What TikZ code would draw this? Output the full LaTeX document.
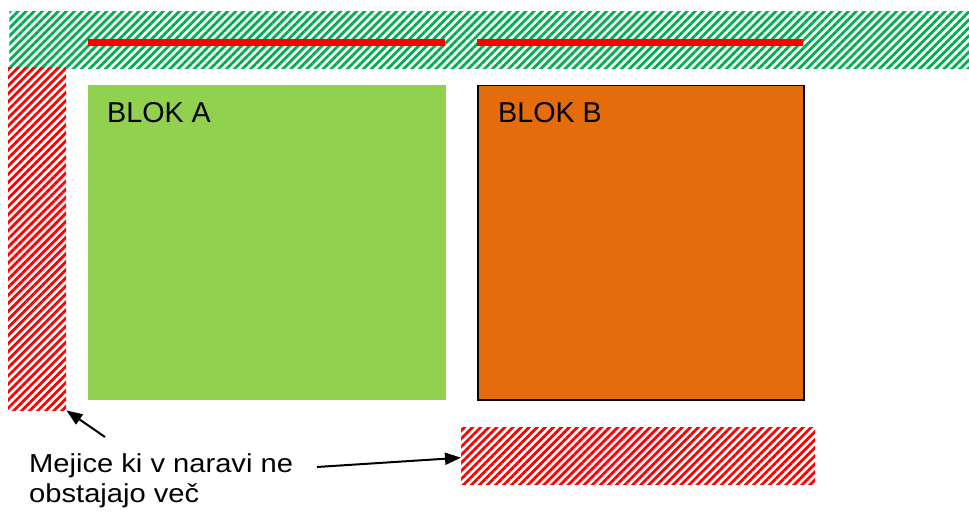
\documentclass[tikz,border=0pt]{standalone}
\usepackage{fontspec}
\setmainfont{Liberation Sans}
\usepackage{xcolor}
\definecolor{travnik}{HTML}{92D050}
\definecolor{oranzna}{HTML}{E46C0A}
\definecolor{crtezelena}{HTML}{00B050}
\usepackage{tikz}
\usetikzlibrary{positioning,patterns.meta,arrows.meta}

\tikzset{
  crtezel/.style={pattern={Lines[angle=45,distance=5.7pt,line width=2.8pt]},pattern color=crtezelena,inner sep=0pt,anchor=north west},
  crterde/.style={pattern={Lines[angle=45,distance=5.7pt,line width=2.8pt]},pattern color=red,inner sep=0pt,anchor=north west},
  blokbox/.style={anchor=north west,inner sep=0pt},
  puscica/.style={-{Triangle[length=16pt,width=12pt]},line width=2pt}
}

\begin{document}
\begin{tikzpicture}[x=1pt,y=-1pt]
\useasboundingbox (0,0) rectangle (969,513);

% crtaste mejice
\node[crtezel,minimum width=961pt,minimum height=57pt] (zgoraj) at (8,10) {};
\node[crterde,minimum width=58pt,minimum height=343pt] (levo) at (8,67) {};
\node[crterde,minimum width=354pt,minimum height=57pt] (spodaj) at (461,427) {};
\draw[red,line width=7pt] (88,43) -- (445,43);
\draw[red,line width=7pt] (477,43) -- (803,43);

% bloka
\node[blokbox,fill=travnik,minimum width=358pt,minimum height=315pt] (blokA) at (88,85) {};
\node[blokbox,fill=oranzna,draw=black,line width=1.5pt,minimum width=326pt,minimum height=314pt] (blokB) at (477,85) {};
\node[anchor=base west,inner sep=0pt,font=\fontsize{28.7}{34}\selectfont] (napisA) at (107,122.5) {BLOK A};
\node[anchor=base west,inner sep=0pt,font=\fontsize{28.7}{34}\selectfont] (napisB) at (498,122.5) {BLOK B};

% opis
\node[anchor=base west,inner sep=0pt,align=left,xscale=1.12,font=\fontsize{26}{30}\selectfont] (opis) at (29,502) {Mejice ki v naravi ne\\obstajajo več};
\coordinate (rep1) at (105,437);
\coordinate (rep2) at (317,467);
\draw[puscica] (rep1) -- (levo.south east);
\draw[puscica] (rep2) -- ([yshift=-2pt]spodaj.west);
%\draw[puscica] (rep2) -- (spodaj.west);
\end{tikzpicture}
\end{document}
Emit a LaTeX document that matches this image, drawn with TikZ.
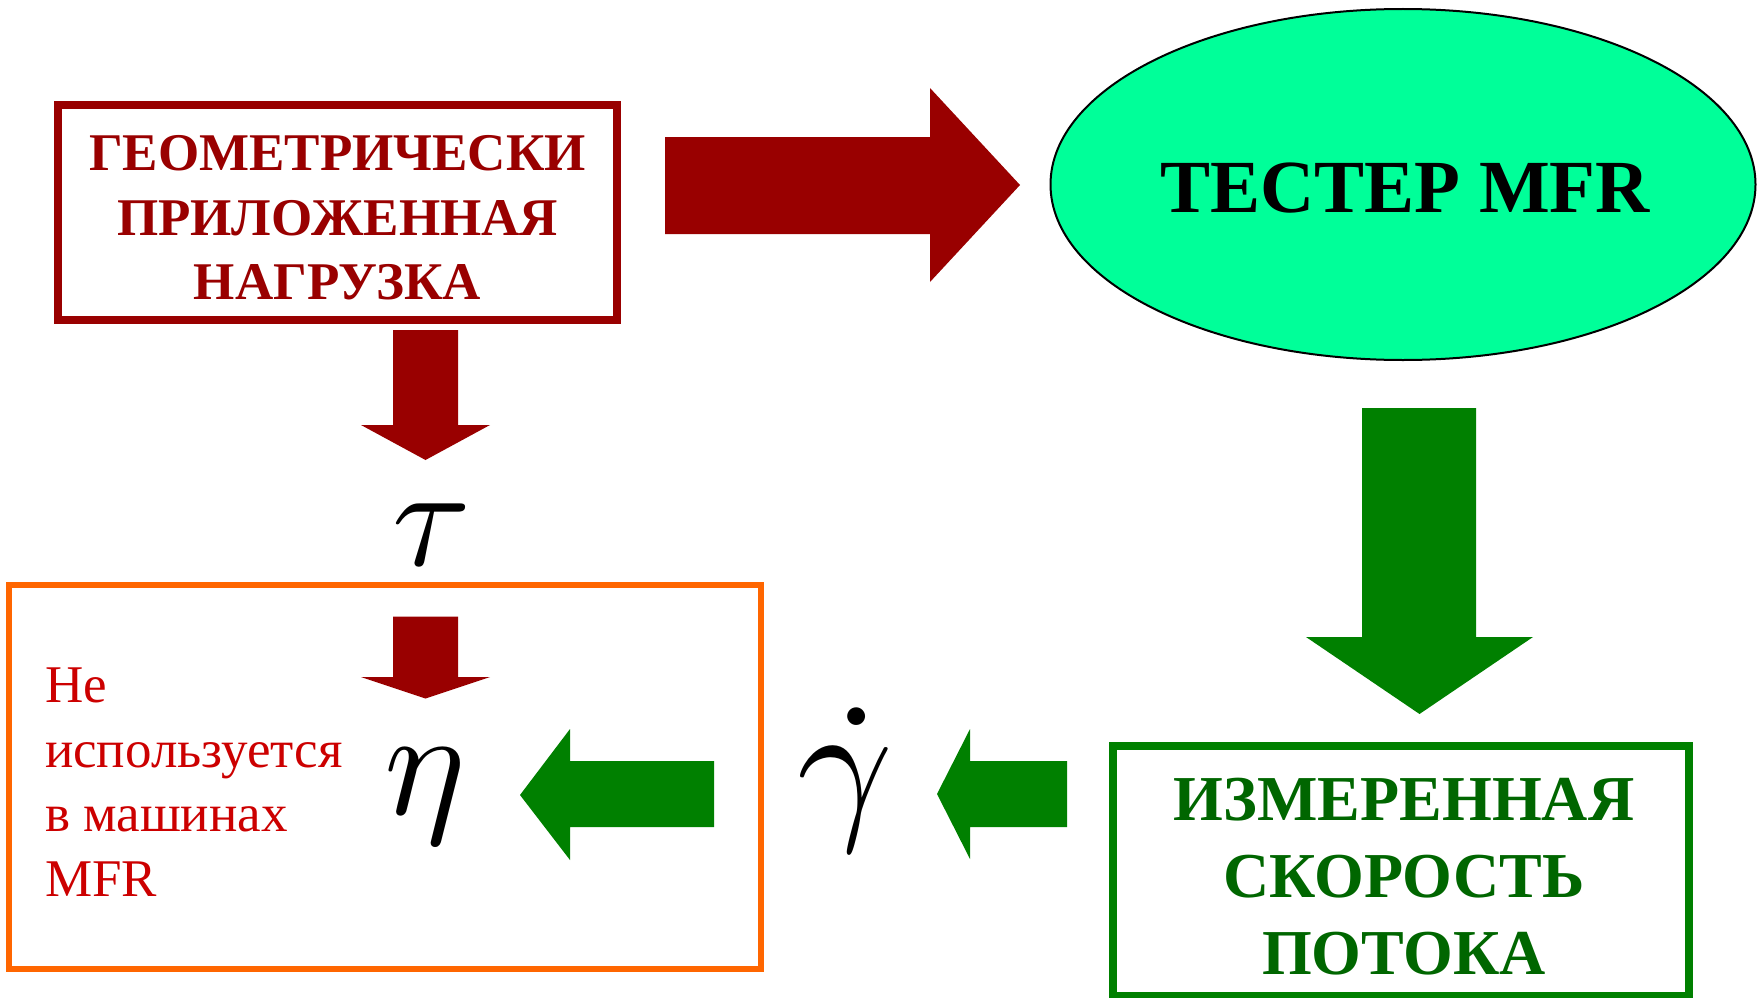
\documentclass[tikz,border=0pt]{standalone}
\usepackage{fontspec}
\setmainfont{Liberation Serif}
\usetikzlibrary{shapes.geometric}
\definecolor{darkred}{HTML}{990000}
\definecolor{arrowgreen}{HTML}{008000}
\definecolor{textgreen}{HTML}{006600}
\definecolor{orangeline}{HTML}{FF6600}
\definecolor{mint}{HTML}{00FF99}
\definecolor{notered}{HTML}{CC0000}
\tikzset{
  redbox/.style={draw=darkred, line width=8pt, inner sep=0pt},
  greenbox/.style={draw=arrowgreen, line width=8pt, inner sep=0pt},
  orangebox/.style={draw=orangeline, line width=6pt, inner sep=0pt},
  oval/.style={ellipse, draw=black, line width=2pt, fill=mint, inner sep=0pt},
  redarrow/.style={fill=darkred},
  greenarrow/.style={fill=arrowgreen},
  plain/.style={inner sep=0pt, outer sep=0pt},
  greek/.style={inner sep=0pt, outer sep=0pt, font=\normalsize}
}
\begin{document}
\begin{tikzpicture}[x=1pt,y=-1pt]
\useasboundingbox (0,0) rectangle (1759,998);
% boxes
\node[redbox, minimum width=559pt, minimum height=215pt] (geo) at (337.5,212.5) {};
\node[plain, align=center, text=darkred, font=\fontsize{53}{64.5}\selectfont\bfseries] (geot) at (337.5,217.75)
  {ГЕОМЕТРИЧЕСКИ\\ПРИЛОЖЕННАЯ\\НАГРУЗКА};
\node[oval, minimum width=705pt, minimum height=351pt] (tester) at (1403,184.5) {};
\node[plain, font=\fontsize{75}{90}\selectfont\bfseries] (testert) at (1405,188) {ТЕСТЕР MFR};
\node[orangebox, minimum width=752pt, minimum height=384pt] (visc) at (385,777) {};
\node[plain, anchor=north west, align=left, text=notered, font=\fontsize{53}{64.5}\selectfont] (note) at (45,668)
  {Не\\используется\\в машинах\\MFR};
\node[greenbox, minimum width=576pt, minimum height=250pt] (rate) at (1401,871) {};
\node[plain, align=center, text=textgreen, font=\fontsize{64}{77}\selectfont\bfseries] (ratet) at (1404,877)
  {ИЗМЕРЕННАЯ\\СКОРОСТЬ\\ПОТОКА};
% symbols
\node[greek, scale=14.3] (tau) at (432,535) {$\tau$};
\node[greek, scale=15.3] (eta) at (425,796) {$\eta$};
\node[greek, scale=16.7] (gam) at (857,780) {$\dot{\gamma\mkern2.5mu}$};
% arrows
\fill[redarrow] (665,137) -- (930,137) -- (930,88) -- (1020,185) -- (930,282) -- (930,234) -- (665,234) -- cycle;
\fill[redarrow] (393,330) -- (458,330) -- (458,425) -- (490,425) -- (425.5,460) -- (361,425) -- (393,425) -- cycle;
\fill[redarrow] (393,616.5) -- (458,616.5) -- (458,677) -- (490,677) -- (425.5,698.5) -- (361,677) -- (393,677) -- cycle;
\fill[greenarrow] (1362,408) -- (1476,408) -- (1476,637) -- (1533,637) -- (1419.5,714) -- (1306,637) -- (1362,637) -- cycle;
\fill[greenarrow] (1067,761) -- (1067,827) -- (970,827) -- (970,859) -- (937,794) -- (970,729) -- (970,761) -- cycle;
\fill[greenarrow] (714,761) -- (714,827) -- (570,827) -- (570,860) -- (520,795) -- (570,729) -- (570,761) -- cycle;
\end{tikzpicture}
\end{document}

_ _ _ _ _ _ _

• [THE PROBLEM]: Restate each line of the records exactly; pictures do not belong in the copy.

• [ANSWER TO THIS PROBLEM]:
What TikZ code would draw this? Output the full LaTeX document.
\documentclass[tikz,border=0pt]{standalone}
\usepackage{fontspec}
\setmainfont{Liberation Sans}
\usepackage{xcolor}
\definecolor{travnik}{HTML}{92D050}
\definecolor{oranzna}{HTML}{E46C0A}
\definecolor{crtezelena}{HTML}{00B050}
\usepackage{tikz}
\usetikzlibrary{positioning,patterns.meta,arrows.meta}

\tikzset{
  crtezel/.style={pattern={Lines[angle=45,distance=5.7pt,line width=2.8pt]},pattern color=crtezelena,inner sep=0pt,anchor=north west},
  crterde/.style={pattern={Lines[angle=45,distance=5.7pt,line width=2.8pt]},pattern color=red,inner sep=0pt,anchor=north west},
  blokbox/.style={anchor=north west,inner sep=0pt},
  puscica/.style={-{Triangle[length=16pt,width=12pt]},line width=2pt}
}

\begin{document}
\begin{tikzpicture}[x=1pt,y=-1pt]
\useasboundingbox (0,0) rectangle (969,513);

% crtaste mejice
\node[crtezel,minimum width=961pt,minimum height=57pt] (zgoraj) at (8,10) {};
\node[crterde,minimum width=58pt,minimum height=343pt] (levo) at (8,67) {};
\node[crterde,minimum width=354pt,minimum height=57pt] (spodaj) at (461,427) {};
\draw[red,line width=7pt] (88,43) -- (445,43);
\draw[red,line width=7pt] (477,43) -- (803,43);

% bloka
\node[blokbox,fill=travnik,minimum width=358pt,minimum height=315pt] (blokA) at (88,85) {};
\node[blokbox,fill=oranzna,draw=black,line width=1.5pt,minimum width=326pt,minimum height=314pt] (blokB) at (477,85) {};
\node[anchor=base west,inner sep=0pt,font=\fontsize{28.7}{34}\selectfont] (napisA) at (107,122.5) {BLOK A};
\node[anchor=base west,inner sep=0pt,font=\fontsize{28.7}{34}\selectfont] (napisB) at (498,122.5) {BLOK B};

% opis
\node[anchor=base west,inner sep=0pt,align=left,xscale=1.12,font=\fontsize{26}{30}\selectfont] (opis) at (29,502) {Mejice ki v naravi ne\\obstajajo več};
\coordinate (rep1) at (105,437);
\coordinate (rep2) at (317,467);
\draw[puscica] (rep1) -- (levo.south east);
\draw[puscica] (rep2) -- ([yshift=-2pt]spodaj.west);
%\draw[puscica] (rep2) -- (spodaj.west);
\end{tikzpicture}
\end{document}
Emit a LaTeX document that matches this image, drawn with TikZ.
\documentclass[tikz,border=0pt]{standalone}
\usepackage{fontspec}
\setmainfont{Liberation Serif}
\usetikzlibrary{shapes.geometric}
\definecolor{darkred}{HTML}{990000}
\definecolor{arrowgreen}{HTML}{008000}
\definecolor{textgreen}{HTML}{006600}
\definecolor{orangeline}{HTML}{FF6600}
\definecolor{mint}{HTML}{00FF99}
\definecolor{notered}{HTML}{CC0000}
\tikzset{
  redbox/.style={draw=darkred, line width=8pt, inner sep=0pt},
  greenbox/.style={draw=arrowgreen, line width=8pt, inner sep=0pt},
  orangebox/.style={draw=orangeline, line width=6pt, inner sep=0pt},
  oval/.style={ellipse, draw=black, line width=2pt, fill=mint, inner sep=0pt},
  redarrow/.style={fill=darkred},
  greenarrow/.style={fill=arrowgreen},
  plain/.style={inner sep=0pt, outer sep=0pt},
  greek/.style={inner sep=0pt, outer sep=0pt, font=\normalsize}
}
\begin{document}
\begin{tikzpicture}[x=1pt,y=-1pt]
\useasboundingbox (0,0) rectangle (1759,998);
% boxes
\node[redbox, minimum width=559pt, minimum height=215pt] (geo) at (337.5,212.5) {};
\node[plain, align=center, text=darkred, font=\fontsize{53}{64.5}\selectfont\bfseries] (geot) at (337.5,217.75)
  {ГЕОМЕТРИЧЕСКИ\\ПРИЛОЖЕННАЯ\\НАГРУЗКА};
\node[oval, minimum width=705pt, minimum height=351pt] (tester) at (1403,184.5) {};
\node[plain, font=\fontsize{75}{90}\selectfont\bfseries] (testert) at (1405,188) {ТЕСТЕР MFR};
\node[orangebox, minimum width=752pt, minimum height=384pt] (visc) at (385,777) {};
\node[plain, anchor=north west, align=left, text=notered, font=\fontsize{53}{64.5}\selectfont] (note) at (45,668)
  {Не\\используется\\в машинах\\MFR};
\node[greenbox, minimum width=576pt, minimum height=250pt] (rate) at (1401,871) {};
\node[plain, align=center, text=textgreen, font=\fontsize{64}{77}\selectfont\bfseries] (ratet) at (1404,877)
  {ИЗМЕРЕННАЯ\\СКОРОСТЬ\\ПОТОКА};
% symbols
\node[greek, scale=14.3] (tau) at (432,535) {$\tau$};
\node[greek, scale=15.3] (eta) at (425,796) {$\eta$};
\node[greek, scale=16.7] (gam) at (857,780) {$\dot{\gamma\mkern2.5mu}$};
% arrows
\fill[redarrow] (665,137) -- (930,137) -- (930,88) -- (1020,185) -- (930,282) -- (930,234) -- (665,234) -- cycle;
\fill[redarrow] (393,330) -- (458,330) -- (458,425) -- (490,425) -- (425.5,460) -- (361,425) -- (393,425) -- cycle;
\fill[redarrow] (393,616.5) -- (458,616.5) -- (458,677) -- (490,677) -- (425.5,698.5) -- (361,677) -- (393,677) -- cycle;
\fill[greenarrow] (1362,408) -- (1476,408) -- (1476,637) -- (1533,637) -- (1419.5,714) -- (1306,637) -- (1362,637) -- cycle;
\fill[greenarrow] (1067,761) -- (1067,827) -- (970,827) -- (970,859) -- (937,794) -- (970,729) -- (970,761) -- cycle;
\fill[greenarrow] (714,761) -- (714,827) -- (570,827) -- (570,860) -- (520,795) -- (570,729) -- (570,761) -- cycle;
\end{tikzpicture}
\end{document}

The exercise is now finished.